The last thing I tried was the obvious repair for that: continually fine-tune on a few hundred diverse Go problems so the model learns to code rather than recite. I built 250 fresh problems and trained at a deliberately safe learning rate. The unseen score stayed at 0 of 25. And the memorised HumanEval-X slice collapsed from around 60% to 2.5% — one problem out of forty. The lookup table was brittle enough that nudging it toward generality shattered the one thing it was good at, without buying any generality back.

What I actually learned

The honest bottom line is not a tidy success, and I'd rather report it straight. A 160M critic can't beat its base, because repair is solving and it shares the ceiling. And this particular base wasn't really solving anything — it had memorised a benchmark. You can't bootstrap a model past what it can't already do, however clever the loop on top.

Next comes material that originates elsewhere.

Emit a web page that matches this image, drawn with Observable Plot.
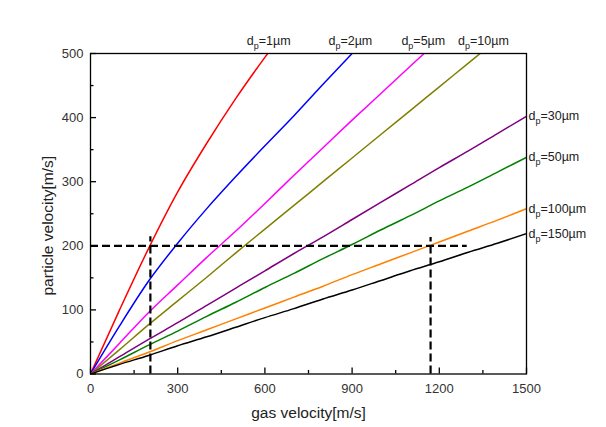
<!DOCTYPE html>
<html><head><meta charset="utf-8">
<script src="https://cdn.jsdelivr.net/npm/d3@7"></script>
<script src="https://cdn.jsdelivr.net/npm/@observablehq/plot@0.6"></script>
<style>
html,body{margin:0;padding:0;background:#fff;}
#chart svg{display:block;}
</style></head><body><div id="chart"></div>
<script>
// gas velocity sample points [m/s]
const gasVelocity = [0,100,200,300,400,500,600,700,800,900,1000,1100,1200,1300,1400,1500];
const sizes = ["1µm","2µm","5µm","10µm","30µm","50µm","100µm","150µm"];
const colors = ["#ff0000","#0000ff","#ff00ff","#808000","#800080","#008000","#ff8000","#000000"];
// particle velocity [m/s], one array per particle diameter
const dp1   = [0,100,196,284,360,430,494,554];
const dp2   = [0,75,145,204,258,308,356,403,452,500,548];
const dp5   = [0,48,96,139,182,223,266,310,353,396,438,480,522];
const dp10  = [0,38,77,114,151,189,226,263,300,337,374,411,448,485,522];
const dp30  = [0,27,54,80,107,134,161,188,214,241,268,295,322,348,375,402];
const dp50  = [0,22,45,67,90,112,135,157,180,202,225,247,270,292,315,338];
const dp100 = [0,17,34,52,69,86,103,120,137,155,172,189,206,223,240,258];
const dp150 = [0,15,29,44,58,73,88,102,117,131,146,161,175,190,204,219];
const series = [dp1,dp2,dp5,dp10,dp30,dp50,dp100,dp150];

// label placement
const topLabelSizes = ["1µm","2µm","5µm","10µm"];
const topLabelGas = [613,894,1145,1352];
const rightLabelSizes = ["30µm","50µm","100µm","150µm"];
const rightLabelParticle = [402,338,258,219];

// guide lines
const guideLevel = 200;
const guideEnd = 1296;
const guideGas = [206,1170];
const guideTop = [214,213];

// ticks
const xTicks = [0,300,600,900,1200,1500];
const xMinor = [150,450,750,1050,1350];
const yTicks = [0,100,200,300,400,500];
const yMinor = [50,150,250,350,450];

const rows = series.flatMap((vals, s) => vals.map((v, i) => ({gas: gasVelocity[i], particle: v, size: sizes[s]})));
const topLabels = topLabelSizes.map((s, i) => ({size: s, gas: topLabelGas[i]}));
const rightLabels = rightLabelSizes.map((s, i) => ({size: s, particle: rightLabelParticle[i]}));

const font = "'Liberation Sans', Arial, sans-serif";
const tickStyle = {stroke: "#000", strokeWidth: 1.3};
const chart = Plot.plot({
  width: 606, height: 427,
  marginLeft: 90, marginRight: 80, marginTop: 53, marginBottom: 53.5,
  style: {fontFamily: font, fontSize: "13px", background: "#fff", color: "#000", overflow: "visible"},
  x: {domain: [0,1500], label: null},
  y: {domain: [0,500], label: null},
  color: {domain: sizes, range: colors},
  marks: [
    Plot.line(rows, {x: "gas", y: "particle", z: "size", stroke: "size", strokeWidth: 1.5, curve: "monotone-x", clip: true}),
    Plot.ruleY([guideLevel], {x1: 0, x2: guideEnd, stroke: "#000", strokeWidth: 2.2, strokeDasharray: "8,4"}),
    Plot.ruleX(guideGas, {y1: 0, y2: (d, i) => guideTop[i], stroke: "#000", strokeWidth: 2.2, strokeDasharray: "8,4"}),
    Plot.frame({stroke: "#000", strokeWidth: 1.3}),
    // inward ticks
    Plot.ruleX(xTicks, {x: d => d, y1: 0, y2: 0, insetTop: -6, ...tickStyle}),
    Plot.ruleX(xMinor, {x: d => d, y1: 0, y2: 0, insetTop: -3.5, ...tickStyle}),
    Plot.ruleY(yTicks, {y: d => d, x1: 0, x2: 0, insetRight: -6, ...tickStyle}),
    Plot.ruleY(yMinor, {y: d => d, x1: 0, x2: 0, insetRight: -3.5, ...tickStyle}),
    Plot.axisX({ticks: xTicks, tickSize: 0, tickPadding: 10, tickFormat: d => String(d), fontSize: 13, fill: "#333", label: null}),
    Plot.axisY({ticks: yTicks, tickSize: 0, tickPadding: 7, tickFormat: d => String(d), fontSize: 13, fill: "#333", label: null}),
    Plot.text(topLabels, {x: "gas", y: 500, text: d => "dp=" + d.size, textAnchor: "middle", lineAnchor: "bottom", dy: -9, fontSize: 12.5, fill: "#222"}),
    Plot.text(rightLabels, {x: 1500, y: "particle", text: d => "dp=" + d.size, textAnchor: "start", lineAnchor: "bottom", dx: 2, dy: 4, fontSize: 12.5, fill: "#222"}),
    Plot.text(["gas velocity[m/s]"], {frameAnchor: "bottom", lineAnchor: "bottom", textAnchor: "middle", dy: 43.5, fontSize: 15.5, fill: "#222"}),
    Plot.text(["particle velocity[m/s]"], {frameAnchor: "left", lineAnchor: "bottom", textAnchor: "middle", rotate: -90, dx: -38, dy: 12, fontSize: 15.5, fill: "#222"})
  ]
});
document.getElementById("chart").appendChild(chart);

// subscript p in the d_p labels
d3.select(chart).selectAll("text").filter(function() {
  return this.textContent.startsWith("dp=");
}).each(function() {
  const rest = this.textContent.slice(2);
  const t = d3.select(this);
  t.text(null);
  t.append("tspan").text("d");
  t.append("tspan").attr("font-size", 9).attr("dy", 4).text("p");
  t.append("tspan").attr("dy", -4).text(rest);
});
</script>
</body></html>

If I wanted the number to go up tomorrow, the cheapest honest win is already sitting there: run goimports and sample the base a few times. That reaches 83.3% on the leaked set with no critic at all, and it would almost certainly beat any 160M reflection layer. The loop was the interesting idea. The plumbing was the actual lever.

Where this goes next is the harder, slower path — a less overfit base trained on a genuinely large and diverse corpus, where the model has real headroom to repair into. The whole appeal of a self-improving loop is getting something for nearly nothing. This week was a clean reminder that the "nearly nothing" has to include a model that already knows how to do the thing. Watch this space.

Reading further

• Evaluating Large Language Models Trained on Code (Chen et al., 2021) — the Codex paper, and the source of the pass@k estimator above.
• Self-Refine: Iterative Refinement with Self-Feedback (Madaan et al., 2023) — self-correction that works, and a useful contrast: it leans on a base strong enough that repair lands inside its ceiling.
• Large Language Models Cannot Self-Correct Reasoning Yet (Huang et al., 2023) — the careful negative result; intrinsic self-correction often doesn't help, for reasons that rhyme with what I hit here.